§ REQUIREMENTS:
Draw out every line with the word "code" from the listing below.

§ DATASET CONTENT:
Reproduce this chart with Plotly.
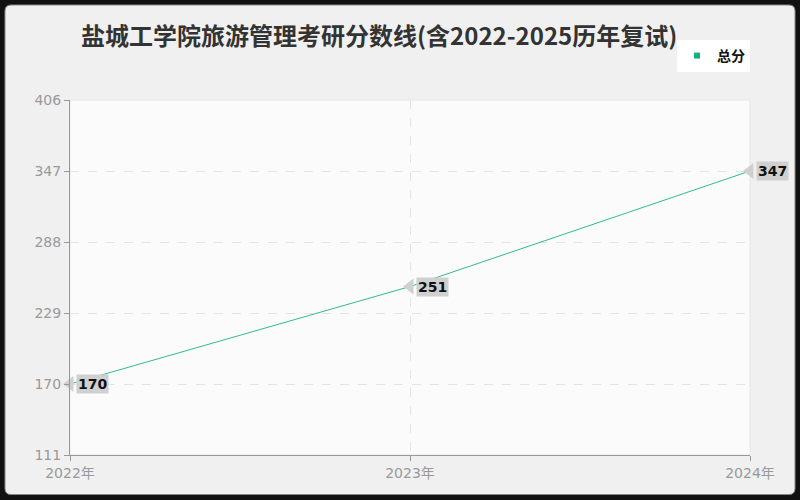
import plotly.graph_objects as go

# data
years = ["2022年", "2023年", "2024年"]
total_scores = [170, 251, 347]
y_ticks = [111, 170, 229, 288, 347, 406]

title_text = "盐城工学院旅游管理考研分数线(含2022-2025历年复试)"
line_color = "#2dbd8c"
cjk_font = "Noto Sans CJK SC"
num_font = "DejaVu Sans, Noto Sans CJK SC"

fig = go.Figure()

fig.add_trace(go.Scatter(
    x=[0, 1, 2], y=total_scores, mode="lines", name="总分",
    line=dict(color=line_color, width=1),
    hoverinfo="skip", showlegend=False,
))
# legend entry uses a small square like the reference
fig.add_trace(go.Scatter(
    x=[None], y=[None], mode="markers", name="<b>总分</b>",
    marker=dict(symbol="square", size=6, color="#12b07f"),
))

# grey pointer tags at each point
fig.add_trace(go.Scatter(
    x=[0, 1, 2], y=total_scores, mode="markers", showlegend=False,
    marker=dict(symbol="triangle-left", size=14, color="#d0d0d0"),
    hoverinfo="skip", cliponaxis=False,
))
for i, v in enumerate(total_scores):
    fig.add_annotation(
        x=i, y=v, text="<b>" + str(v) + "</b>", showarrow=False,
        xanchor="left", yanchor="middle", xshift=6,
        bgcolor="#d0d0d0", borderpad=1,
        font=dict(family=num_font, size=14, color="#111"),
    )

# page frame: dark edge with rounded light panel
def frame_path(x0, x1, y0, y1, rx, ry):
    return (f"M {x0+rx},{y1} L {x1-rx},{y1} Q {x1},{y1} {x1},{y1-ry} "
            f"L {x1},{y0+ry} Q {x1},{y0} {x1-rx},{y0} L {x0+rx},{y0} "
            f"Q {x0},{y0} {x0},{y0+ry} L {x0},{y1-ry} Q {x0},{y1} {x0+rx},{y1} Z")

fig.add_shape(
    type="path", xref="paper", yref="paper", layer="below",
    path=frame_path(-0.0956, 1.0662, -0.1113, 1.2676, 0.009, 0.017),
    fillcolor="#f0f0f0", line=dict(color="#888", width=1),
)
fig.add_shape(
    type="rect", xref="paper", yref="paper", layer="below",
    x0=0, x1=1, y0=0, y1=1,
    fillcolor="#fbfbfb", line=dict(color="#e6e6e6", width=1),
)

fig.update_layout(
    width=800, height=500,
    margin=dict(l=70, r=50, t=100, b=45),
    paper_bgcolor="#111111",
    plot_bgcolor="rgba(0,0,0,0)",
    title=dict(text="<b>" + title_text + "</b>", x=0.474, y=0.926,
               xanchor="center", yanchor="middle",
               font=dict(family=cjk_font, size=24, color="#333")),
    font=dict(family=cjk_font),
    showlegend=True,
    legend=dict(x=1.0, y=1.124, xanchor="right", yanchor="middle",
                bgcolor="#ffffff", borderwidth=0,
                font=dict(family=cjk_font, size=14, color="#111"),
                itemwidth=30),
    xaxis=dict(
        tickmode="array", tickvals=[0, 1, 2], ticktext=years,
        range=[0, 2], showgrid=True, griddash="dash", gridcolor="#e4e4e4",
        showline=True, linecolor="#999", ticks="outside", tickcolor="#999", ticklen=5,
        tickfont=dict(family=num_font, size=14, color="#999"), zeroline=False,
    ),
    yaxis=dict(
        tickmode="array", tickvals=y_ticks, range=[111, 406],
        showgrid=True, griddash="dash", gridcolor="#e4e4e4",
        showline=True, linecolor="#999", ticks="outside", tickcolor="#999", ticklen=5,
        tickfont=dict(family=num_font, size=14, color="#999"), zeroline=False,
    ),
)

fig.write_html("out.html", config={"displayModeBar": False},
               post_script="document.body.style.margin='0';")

---

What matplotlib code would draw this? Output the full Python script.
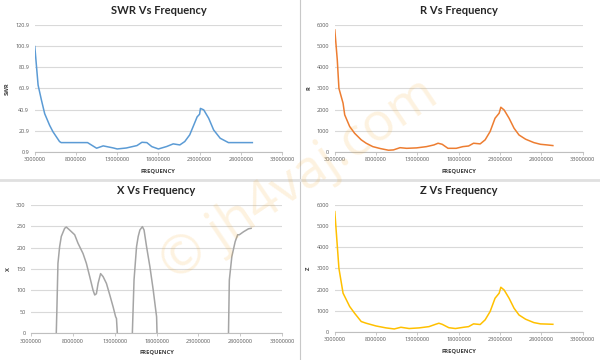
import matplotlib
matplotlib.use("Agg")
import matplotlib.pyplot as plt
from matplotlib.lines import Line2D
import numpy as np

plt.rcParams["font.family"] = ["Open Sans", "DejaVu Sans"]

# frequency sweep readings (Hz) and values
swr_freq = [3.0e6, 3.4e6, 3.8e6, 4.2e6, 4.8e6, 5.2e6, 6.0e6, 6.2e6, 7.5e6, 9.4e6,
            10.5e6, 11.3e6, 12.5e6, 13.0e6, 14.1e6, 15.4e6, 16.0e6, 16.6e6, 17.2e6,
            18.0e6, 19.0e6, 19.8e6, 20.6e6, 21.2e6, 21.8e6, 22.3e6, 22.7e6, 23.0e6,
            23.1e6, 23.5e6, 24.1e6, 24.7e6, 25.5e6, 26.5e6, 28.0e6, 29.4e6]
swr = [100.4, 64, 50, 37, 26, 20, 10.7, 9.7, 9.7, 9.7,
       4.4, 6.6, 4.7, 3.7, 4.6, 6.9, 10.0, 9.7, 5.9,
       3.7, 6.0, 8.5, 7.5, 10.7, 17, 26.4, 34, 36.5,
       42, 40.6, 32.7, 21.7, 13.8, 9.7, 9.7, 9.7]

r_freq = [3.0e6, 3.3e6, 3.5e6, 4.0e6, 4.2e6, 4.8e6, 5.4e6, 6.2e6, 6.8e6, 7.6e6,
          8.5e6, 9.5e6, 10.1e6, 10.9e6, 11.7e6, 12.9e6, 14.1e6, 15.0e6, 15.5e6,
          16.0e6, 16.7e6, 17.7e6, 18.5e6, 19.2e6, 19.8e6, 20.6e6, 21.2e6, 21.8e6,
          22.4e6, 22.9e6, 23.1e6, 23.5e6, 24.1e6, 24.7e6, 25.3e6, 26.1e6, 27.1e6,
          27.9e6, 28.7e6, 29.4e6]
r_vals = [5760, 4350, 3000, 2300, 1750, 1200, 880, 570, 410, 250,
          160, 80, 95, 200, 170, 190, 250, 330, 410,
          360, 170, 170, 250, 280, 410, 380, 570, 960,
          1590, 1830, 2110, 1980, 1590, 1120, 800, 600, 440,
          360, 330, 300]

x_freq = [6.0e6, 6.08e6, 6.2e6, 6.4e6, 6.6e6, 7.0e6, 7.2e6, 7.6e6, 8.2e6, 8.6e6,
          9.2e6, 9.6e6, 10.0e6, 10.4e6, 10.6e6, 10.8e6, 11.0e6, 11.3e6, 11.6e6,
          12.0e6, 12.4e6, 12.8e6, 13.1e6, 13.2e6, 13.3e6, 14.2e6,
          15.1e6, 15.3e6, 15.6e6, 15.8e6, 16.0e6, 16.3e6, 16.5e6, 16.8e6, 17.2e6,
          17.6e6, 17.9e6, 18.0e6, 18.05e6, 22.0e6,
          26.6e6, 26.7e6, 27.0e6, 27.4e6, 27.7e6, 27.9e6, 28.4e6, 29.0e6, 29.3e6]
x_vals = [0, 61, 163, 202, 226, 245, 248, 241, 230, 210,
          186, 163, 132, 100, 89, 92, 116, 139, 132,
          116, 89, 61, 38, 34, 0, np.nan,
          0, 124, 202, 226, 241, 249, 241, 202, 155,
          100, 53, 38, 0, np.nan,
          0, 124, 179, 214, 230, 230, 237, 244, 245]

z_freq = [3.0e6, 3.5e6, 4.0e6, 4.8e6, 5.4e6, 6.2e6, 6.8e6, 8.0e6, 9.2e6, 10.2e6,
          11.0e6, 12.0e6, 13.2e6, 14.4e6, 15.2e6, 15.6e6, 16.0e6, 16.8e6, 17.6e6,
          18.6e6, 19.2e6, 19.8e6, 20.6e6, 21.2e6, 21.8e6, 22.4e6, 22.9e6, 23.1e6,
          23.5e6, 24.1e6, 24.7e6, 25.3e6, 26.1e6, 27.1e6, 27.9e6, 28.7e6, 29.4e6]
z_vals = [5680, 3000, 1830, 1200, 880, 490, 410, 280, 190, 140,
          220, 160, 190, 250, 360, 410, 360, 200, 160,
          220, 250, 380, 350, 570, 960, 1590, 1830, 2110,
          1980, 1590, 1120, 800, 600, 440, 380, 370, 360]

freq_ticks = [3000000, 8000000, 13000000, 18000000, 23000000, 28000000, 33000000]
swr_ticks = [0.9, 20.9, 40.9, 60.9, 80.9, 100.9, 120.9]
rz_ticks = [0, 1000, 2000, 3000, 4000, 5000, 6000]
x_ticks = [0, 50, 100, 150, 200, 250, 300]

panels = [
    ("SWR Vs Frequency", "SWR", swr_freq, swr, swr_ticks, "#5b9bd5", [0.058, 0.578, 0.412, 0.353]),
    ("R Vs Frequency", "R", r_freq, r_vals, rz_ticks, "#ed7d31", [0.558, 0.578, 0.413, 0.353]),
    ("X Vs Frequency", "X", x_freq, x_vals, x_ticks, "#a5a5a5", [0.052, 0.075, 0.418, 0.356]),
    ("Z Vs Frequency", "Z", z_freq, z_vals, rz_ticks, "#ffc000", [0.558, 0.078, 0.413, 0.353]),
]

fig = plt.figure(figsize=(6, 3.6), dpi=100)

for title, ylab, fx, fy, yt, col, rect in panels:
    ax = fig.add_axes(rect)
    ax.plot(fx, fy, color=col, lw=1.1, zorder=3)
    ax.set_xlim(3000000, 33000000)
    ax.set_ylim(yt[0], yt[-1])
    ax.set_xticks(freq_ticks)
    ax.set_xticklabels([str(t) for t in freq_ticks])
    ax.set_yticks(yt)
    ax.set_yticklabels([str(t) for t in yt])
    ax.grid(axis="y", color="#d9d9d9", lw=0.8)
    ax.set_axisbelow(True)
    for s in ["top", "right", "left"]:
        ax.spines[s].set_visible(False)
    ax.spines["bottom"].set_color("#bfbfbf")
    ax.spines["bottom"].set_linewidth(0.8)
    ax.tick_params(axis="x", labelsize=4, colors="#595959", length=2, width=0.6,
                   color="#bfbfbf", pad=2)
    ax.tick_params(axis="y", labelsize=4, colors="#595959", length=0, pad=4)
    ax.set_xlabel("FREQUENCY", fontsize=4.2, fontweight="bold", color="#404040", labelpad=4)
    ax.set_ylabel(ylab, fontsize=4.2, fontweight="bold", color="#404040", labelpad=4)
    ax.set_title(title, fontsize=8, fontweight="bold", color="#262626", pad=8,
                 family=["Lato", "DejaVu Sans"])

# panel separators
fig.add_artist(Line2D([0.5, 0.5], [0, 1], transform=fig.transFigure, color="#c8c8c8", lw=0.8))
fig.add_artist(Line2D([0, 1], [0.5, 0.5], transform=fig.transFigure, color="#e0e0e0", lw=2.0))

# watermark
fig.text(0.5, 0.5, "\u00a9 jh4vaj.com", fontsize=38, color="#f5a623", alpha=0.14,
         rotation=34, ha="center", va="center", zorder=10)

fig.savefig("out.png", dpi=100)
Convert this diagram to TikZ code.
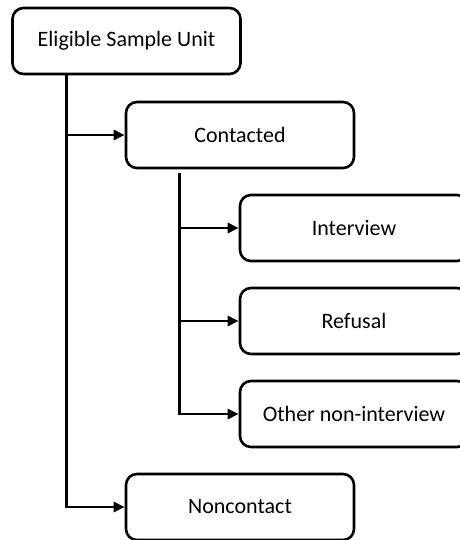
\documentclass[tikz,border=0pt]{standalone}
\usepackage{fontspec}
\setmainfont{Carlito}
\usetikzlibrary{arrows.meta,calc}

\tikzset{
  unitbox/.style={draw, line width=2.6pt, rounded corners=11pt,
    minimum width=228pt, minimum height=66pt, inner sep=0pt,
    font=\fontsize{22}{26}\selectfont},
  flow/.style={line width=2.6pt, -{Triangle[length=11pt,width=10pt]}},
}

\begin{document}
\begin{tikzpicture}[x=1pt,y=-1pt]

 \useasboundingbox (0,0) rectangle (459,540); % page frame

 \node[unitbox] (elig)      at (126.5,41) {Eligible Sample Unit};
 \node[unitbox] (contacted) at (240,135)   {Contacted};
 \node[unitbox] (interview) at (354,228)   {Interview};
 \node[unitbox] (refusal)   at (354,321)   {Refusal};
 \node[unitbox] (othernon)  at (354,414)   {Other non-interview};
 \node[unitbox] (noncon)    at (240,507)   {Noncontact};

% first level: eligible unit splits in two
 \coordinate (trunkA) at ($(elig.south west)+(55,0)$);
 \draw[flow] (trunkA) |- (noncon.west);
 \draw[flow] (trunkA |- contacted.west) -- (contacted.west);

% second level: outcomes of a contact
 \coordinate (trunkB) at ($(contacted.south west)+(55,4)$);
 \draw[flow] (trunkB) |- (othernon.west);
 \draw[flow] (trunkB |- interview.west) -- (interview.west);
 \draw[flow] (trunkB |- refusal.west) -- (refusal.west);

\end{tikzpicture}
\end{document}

§ SOLUTION BELOW:
What matplotlib code would draw this? Output the full Python script.
Convert this diagram to TikZ code.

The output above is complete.